I would disagree strongly on that, but I would like to hear more about the reasons for that first.

...rather than display his own benchmark that directly contradicts the benchmark offered by the OODBMS folks...

Benchamrks are an inefficent way to judge performance, unless you have tailored the benchmark for the current situation. Gavin has responded to such a benchmark here, and there is a Q&A about Performance in Hibernate here that discuss why there isn't a standard Hibernate benchmark. Specifically: "the number of variables in any decent benchmark make it almost impossible to transfer these results into reasonable conclusions about the performance of your own application"

But in a situation where you're just "throwing objects into the database", and nobody else is connecting to this data (in other words, you can be tightly coupled to the data storage), why take that overhead if it's not necessary? Choosing an out-of-proc database because "somebody may want to get to this data someday" is YAGNI, pure and simple.

Scaling, reliability, etc. I want to run it in a web farm and have the DB clustered and failed over. As for YAGNI, I challange anyone to take any reasonably sized application that is using in-process DB and try to run the DB in a separate machine. The technical issues are not relevant, this is a configuration change, mostly. The main issue is that you have vastly different trade offs for in-process DB vs. out-of-process DB. Number of remote calls is the key factor here.

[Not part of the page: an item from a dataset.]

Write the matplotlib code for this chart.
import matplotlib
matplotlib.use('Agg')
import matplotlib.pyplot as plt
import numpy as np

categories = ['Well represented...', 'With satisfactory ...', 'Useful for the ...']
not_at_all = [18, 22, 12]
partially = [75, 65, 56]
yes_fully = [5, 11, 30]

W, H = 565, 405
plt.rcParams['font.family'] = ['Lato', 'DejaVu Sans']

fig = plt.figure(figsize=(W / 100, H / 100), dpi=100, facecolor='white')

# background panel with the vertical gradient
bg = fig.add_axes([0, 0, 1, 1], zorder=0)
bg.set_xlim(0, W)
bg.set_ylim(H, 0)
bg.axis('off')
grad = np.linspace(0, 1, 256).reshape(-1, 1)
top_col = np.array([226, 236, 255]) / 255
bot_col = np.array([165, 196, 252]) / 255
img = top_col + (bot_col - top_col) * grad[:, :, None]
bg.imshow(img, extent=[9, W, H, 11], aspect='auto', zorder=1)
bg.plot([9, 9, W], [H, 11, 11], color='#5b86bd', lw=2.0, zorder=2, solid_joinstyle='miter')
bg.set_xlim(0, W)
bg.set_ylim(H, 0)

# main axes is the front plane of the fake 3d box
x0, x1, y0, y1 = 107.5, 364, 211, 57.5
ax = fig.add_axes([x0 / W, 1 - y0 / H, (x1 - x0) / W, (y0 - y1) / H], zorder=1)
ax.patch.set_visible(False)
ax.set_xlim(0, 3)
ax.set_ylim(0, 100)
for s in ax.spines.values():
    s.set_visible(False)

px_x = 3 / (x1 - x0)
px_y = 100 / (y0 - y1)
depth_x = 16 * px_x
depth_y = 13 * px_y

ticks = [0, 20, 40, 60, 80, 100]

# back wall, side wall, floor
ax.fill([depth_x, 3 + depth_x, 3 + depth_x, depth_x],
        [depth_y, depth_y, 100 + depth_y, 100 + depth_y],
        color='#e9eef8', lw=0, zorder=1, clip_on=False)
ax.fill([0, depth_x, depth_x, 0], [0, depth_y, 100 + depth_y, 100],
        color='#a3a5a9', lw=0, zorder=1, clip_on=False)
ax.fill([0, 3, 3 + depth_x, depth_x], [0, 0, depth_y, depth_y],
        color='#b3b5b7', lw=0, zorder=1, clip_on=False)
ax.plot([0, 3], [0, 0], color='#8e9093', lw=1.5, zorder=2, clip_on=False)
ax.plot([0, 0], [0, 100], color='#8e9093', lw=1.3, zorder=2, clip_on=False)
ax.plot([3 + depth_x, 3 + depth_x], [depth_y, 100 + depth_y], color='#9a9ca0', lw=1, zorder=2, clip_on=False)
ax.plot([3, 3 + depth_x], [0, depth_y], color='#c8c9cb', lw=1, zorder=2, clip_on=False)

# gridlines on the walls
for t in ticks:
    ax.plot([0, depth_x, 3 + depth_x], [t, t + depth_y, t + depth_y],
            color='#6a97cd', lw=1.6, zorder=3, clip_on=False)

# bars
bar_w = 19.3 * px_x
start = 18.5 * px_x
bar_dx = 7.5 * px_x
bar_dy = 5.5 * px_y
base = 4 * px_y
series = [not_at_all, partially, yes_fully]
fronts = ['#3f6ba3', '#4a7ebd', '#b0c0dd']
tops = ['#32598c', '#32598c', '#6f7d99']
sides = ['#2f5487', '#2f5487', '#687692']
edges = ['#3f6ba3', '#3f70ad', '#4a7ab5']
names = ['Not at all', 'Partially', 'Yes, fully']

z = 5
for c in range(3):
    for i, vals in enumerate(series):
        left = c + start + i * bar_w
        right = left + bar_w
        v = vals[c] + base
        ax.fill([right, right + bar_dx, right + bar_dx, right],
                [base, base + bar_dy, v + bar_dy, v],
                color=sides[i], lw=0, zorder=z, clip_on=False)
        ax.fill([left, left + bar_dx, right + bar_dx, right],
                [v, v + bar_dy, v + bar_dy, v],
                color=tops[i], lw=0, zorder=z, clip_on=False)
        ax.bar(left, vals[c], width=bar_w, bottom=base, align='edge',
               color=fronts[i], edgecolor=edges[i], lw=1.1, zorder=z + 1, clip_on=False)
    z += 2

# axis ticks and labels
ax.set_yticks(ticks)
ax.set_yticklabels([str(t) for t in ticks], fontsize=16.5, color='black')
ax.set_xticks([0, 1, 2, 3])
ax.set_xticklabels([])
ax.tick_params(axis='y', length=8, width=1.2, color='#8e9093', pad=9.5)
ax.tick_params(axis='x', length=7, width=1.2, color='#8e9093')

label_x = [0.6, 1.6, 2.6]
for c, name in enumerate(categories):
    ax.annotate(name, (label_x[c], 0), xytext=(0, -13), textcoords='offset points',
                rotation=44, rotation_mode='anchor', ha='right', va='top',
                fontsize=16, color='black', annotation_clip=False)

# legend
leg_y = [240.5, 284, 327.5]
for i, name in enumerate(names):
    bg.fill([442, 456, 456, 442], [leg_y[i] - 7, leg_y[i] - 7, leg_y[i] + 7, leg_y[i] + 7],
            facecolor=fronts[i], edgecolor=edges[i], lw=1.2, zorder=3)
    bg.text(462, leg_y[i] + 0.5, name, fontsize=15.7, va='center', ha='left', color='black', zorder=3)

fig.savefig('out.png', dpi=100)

"... the problem is that existing, mature RDBMS systems happen to not be written in Java (see Benefit #3)." Ouch. Don't let the Cloudscape developers hear you say that. Granted, HSQL is not what I'd call a "heavy-duty" RDBMS, but Gavin, not everything has to be stored in Oracle. Sometimes a lighter-weight database--MySQL, HSQL, Postgres, or even (gasp!) Access--is good enough. Or are you advocating that everybody should be using clustered J2EE servers to build their 5-user department calendar app?

Ted, in what cases would you recommend putting a HSQL in production?

I also think that you are ignoring a key part of Gavin's point. Hibernate is meant for use in scalable, high performance applications. If you need to write a 5 users department app, then Hibernate can offer a nicer programming model, but you wouldn't care about performance, now would you?

When you do care about performance, you usually move to those clusterd servers against a central (or RACed, or whatever) DB, and then you really want to have support from the tools for that.

OODBMS benchmarks suck because they measure ORM with caching turned off. As well they should, because not all ORM users can use caching. Particularly if they need to bypass the ORM for particularly sophisticated straight-up SQL queries.

If you can't use caching in your application, you are left with scaling at the database level, that hurts. And since Hibernate has a fairly sophisticated way of dropping things out of the cache if you tell it to (SessionFactory.Evict***() ) and several mechanisms that allows you to use SQL directly in Hibernate, I would say that this is invalid assumption to make.

If an O/R-M is doing more stuff than an OODBMS, but the end result is the same from the programmer's perspective, the fact tha the O/R-M has to do more stuff shouldn't be held against it?

See the previous points, the OR/M isn't doing more for nothing, it is doing more because it is focused on building scalable solution. So the end result is not the same at all.

The problem is with the general approach of trying to manage the associations of the object model and the fact that the complete object graph (which doesn't have to be a hierarchy, by the way) frequently is larger than the programmer wants to pull across the wire.

There are well understood solutions for that, that isn't the real issue. The issue is that for the hierarchical queries, there isn't a way right now to in a cross-db fashion. You can use the OR/M to do this, as shown here, and it isn't very hard, but it would be nicer to have it baked into the OR/M itself. I guess that will have to wait until we will have a standard way of doing that.